→ **PROVIDED MATERIAL**

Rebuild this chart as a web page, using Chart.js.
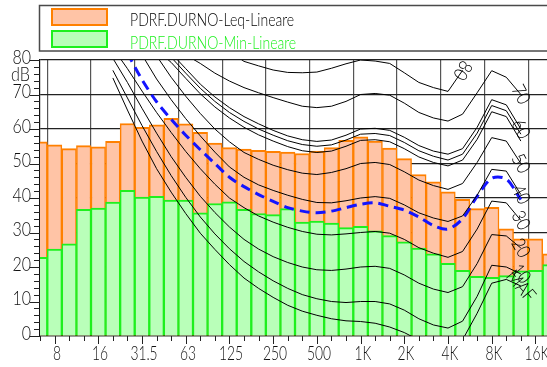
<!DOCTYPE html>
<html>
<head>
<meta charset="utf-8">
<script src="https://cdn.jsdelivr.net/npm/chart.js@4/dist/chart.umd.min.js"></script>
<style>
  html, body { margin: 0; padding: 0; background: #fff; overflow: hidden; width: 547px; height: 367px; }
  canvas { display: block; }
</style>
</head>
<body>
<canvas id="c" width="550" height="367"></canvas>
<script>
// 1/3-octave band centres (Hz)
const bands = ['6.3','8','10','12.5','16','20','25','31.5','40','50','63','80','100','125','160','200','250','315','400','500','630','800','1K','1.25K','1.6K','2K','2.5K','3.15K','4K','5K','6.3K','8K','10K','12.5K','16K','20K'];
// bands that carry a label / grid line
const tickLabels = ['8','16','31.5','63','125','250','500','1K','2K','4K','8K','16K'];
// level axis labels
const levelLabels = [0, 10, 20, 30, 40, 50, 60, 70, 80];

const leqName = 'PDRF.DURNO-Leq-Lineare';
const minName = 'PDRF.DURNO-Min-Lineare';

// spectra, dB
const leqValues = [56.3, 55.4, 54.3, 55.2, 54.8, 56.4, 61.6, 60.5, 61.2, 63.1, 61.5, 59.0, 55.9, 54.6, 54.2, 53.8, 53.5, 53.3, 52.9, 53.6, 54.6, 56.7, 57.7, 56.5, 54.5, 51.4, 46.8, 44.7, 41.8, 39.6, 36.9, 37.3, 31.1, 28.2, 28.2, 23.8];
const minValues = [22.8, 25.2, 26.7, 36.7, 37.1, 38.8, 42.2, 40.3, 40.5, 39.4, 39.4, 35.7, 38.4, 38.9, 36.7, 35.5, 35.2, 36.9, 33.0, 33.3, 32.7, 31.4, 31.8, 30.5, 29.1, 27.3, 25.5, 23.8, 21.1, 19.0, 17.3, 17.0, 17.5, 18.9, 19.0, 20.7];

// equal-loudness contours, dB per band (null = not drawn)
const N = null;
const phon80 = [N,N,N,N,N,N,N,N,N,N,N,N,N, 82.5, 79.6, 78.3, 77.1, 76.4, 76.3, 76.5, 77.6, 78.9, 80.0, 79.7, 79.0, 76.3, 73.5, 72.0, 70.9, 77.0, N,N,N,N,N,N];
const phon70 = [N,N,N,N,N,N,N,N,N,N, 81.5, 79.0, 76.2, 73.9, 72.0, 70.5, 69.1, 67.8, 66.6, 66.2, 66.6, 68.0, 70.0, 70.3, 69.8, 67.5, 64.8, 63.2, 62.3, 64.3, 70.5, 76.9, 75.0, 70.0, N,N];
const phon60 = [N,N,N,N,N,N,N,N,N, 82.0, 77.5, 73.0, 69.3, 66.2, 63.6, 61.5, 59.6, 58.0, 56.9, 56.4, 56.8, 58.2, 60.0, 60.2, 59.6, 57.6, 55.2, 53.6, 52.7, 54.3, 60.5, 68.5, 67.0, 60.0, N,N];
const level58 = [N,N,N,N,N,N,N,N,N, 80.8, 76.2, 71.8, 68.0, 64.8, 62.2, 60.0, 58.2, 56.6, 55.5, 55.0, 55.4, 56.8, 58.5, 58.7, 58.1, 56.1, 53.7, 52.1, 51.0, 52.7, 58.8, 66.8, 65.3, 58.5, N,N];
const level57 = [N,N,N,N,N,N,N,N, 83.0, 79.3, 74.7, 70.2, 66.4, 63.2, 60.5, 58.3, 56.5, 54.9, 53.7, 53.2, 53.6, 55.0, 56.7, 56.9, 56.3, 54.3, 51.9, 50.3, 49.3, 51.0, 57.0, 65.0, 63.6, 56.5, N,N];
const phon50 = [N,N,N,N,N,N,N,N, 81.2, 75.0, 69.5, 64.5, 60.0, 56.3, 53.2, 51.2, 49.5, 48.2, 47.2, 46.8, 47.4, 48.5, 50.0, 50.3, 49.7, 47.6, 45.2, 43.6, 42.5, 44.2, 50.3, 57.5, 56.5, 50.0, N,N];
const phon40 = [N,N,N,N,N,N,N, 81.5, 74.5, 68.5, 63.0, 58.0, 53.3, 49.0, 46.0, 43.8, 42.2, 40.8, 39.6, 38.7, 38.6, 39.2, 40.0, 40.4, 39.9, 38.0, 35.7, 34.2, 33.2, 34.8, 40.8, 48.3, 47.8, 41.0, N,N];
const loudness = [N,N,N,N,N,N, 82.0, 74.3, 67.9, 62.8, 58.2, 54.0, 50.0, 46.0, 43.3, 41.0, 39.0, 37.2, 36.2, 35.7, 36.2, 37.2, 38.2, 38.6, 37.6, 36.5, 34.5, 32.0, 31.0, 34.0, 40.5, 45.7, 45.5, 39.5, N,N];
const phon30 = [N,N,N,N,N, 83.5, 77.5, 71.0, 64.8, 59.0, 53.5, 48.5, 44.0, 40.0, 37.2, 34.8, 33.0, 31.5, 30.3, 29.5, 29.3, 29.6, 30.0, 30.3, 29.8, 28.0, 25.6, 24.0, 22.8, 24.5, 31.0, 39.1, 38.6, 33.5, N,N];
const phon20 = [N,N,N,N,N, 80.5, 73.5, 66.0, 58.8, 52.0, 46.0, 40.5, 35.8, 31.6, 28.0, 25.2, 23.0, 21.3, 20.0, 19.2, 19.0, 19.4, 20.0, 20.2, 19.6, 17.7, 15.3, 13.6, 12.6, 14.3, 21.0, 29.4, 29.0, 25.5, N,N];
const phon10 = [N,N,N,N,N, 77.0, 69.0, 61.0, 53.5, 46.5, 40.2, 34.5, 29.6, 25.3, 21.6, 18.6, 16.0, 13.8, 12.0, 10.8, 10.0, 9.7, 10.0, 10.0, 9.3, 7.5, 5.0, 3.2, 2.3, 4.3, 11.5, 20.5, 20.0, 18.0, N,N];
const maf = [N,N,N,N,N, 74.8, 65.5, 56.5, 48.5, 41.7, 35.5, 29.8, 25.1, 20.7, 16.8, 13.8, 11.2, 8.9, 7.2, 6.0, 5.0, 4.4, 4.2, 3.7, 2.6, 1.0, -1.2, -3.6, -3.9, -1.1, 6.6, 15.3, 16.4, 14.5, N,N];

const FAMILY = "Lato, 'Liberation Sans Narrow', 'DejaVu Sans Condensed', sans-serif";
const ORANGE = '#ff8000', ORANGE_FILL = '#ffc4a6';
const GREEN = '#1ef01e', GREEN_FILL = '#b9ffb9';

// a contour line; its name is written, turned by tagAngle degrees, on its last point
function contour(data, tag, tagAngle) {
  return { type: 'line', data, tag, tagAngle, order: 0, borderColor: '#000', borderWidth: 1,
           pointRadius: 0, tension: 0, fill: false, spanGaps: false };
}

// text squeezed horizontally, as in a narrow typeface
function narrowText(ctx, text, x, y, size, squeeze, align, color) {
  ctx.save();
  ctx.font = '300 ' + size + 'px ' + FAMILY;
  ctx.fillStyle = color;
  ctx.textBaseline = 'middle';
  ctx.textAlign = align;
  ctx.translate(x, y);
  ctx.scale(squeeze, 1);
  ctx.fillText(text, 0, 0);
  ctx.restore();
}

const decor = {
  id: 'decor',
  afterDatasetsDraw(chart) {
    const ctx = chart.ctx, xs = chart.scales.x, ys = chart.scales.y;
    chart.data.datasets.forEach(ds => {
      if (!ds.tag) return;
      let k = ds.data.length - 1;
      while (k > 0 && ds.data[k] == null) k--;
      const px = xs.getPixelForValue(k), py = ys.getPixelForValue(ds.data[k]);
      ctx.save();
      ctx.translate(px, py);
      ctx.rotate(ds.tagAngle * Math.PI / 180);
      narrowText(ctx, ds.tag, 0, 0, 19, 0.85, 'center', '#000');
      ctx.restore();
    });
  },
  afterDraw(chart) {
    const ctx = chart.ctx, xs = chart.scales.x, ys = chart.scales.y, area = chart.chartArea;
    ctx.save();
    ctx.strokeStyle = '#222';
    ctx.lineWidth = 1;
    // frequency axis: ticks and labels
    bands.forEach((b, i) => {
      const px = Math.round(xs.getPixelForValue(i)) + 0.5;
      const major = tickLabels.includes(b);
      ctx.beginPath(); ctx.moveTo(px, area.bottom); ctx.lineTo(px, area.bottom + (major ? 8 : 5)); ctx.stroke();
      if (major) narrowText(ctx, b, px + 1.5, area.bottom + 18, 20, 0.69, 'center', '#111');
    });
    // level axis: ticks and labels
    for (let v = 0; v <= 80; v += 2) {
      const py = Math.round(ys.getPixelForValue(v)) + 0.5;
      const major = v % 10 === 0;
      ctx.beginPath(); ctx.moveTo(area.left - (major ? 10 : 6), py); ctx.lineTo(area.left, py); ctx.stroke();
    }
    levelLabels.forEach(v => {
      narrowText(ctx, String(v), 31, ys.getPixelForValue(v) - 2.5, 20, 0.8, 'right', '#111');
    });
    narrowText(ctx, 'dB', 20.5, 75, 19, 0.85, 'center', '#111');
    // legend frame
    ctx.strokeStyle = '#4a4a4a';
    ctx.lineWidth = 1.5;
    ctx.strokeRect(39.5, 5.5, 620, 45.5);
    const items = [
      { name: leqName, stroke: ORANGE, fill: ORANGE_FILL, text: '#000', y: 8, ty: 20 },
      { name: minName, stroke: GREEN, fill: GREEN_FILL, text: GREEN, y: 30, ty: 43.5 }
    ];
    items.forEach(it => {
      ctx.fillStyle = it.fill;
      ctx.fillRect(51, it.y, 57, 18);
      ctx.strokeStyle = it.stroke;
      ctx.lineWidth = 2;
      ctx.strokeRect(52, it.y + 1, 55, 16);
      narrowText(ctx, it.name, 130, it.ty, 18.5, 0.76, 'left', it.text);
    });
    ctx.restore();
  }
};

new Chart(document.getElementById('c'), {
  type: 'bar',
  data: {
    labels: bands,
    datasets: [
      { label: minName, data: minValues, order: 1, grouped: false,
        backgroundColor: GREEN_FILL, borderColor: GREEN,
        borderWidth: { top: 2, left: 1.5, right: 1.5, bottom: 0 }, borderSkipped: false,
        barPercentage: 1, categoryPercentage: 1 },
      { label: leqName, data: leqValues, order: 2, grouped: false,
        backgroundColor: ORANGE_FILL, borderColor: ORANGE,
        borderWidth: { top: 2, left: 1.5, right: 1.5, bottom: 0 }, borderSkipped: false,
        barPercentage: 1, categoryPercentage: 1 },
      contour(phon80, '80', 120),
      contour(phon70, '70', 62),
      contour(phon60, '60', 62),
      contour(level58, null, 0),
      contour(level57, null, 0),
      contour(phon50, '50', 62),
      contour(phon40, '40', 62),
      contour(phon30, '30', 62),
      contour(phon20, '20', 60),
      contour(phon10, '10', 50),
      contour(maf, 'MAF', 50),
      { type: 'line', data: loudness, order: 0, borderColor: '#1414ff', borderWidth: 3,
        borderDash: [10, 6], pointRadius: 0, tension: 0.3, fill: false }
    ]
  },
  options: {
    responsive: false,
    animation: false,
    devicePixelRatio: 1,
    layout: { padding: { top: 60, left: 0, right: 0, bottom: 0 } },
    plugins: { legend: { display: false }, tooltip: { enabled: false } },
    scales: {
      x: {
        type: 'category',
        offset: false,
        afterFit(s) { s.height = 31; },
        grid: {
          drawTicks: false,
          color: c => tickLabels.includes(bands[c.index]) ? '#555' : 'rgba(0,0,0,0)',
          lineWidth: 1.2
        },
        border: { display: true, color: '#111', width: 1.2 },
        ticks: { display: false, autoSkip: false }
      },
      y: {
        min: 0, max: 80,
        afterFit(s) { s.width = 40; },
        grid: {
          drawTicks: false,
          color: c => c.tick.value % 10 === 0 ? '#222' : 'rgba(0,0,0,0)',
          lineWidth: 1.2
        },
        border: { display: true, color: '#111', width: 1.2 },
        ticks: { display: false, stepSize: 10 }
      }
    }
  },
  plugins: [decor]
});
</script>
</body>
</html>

→ **STATED EXERCISE**
Exactly as they appear, print the lines of the listing above from its first line through the line that contains "18.9, 19.0, 20.7];", minus the pictures.

→ **SOLUTION TO THIS PROBLEM**
Rebuild this chart as a web page, using Chart.js.
<!DOCTYPE html>
<html>
<head>
<meta charset="utf-8">
<script src="https://cdn.jsdelivr.net/npm/chart.js@4/dist/chart.umd.min.js"></script>
<style>
  html, body { margin: 0; padding: 0; background: #fff; overflow: hidden; width: 547px; height: 367px; }
  canvas { display: block; }
</style>
</head>
<body>
<canvas id="c" width="550" height="367"></canvas>
<script>
// 1/3-octave band centres (Hz)
const bands = ['6.3','8','10','12.5','16','20','25','31.5','40','50','63','80','100','125','160','200','250','315','400','500','630','800','1K','1.25K','1.6K','2K','2.5K','3.15K','4K','5K','6.3K','8K','10K','12.5K','16K','20K'];
// bands that carry a label / grid line
const tickLabels = ['8','16','31.5','63','125','250','500','1K','2K','4K','8K','16K'];
// level axis labels
const levelLabels = [0, 10, 20, 30, 40, 50, 60, 70, 80];

const leqName = 'PDRF.DURNO-Leq-Lineare';
const minName = 'PDRF.DURNO-Min-Lineare';

// spectra, dB
const leqValues = [56.3, 55.4, 54.3, 55.2, 54.8, 56.4, 61.6, 60.5, 61.2, 63.1, 61.5, 59.0, 55.9, 54.6, 54.2, 53.8, 53.5, 53.3, 52.9, 53.6, 54.6, 56.7, 57.7, 56.5, 54.5, 51.4, 46.8, 44.7, 41.8, 39.6, 36.9, 37.3, 31.1, 28.2, 28.2, 23.8];
const minValues = [22.8, 25.2, 26.7, 36.7, 37.1, 38.8, 42.2, 40.3, 40.5, 39.4, 39.4, 35.7, 38.4, 38.9, 36.7, 35.5, 35.2, 36.9, 33.0, 33.3, 32.7, 31.4, 31.8, 30.5, 29.1, 27.3, 25.5, 23.8, 21.1, 19.0, 17.3, 17.0, 17.5, 18.9, 19.0, 20.7];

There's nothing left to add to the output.